How this happened holds lessons for how we produce and demonstrate ethnographic authority in the public sphere. Like most academics, I did not have much experience translating my research into public commentary in popular media outlets. Despite its obvious relevance to my work, when the coronavirus first appeared, I actually was quite startled when people outside of anthropology started asking me what I thought. Startled—and pleased. Suddenly, I was on the local news, then national news, then international. I spoke on radio, TV, podcasts, and webcasts in Providence, New York, London, and Hong Kong.
I was comfortable doing this because I felt I had important things to add to the global conversation about the virus. And for the most part, I did. But by giving into the temptation to step outside of what journalists refer to as my “lane”—my area of expertise that I really know about—to comment on what I thought might happen with the trajectory of a complex viral epidemic, I had threatened my credibility. In rushing to interpret events in a way that fit neatly with a narrative I had previously identified, I had also committed the cardinal anthropological sin of oversimplification. In the end, without quite realizing I was doing it, I had pushed the bounds of my expertise too far.
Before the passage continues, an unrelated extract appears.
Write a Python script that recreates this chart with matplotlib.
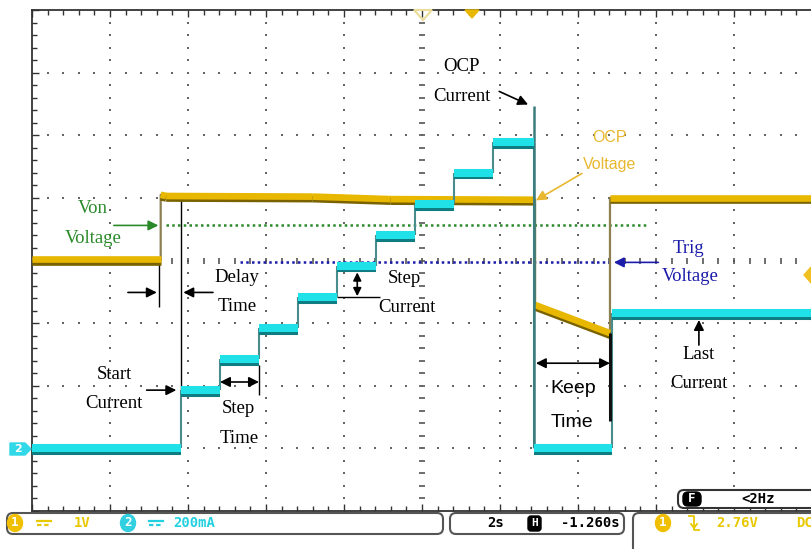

None of this is meant to suggest that I, or any other anthropologist, should not engage in public debates on important issues. I am still talking to the press about Covid-19. I still feel confident that I have something important to add to the conversation. But I have learned to be much more careful about pushing the limits of ethnographic authority. From now on, I’ll be staying in my lane.
References
Orin Starn. 1991. “Missing the Revolution: Anthropologists and the War in Peru.” Cultural Anthropology 6, no. 1: 63–91.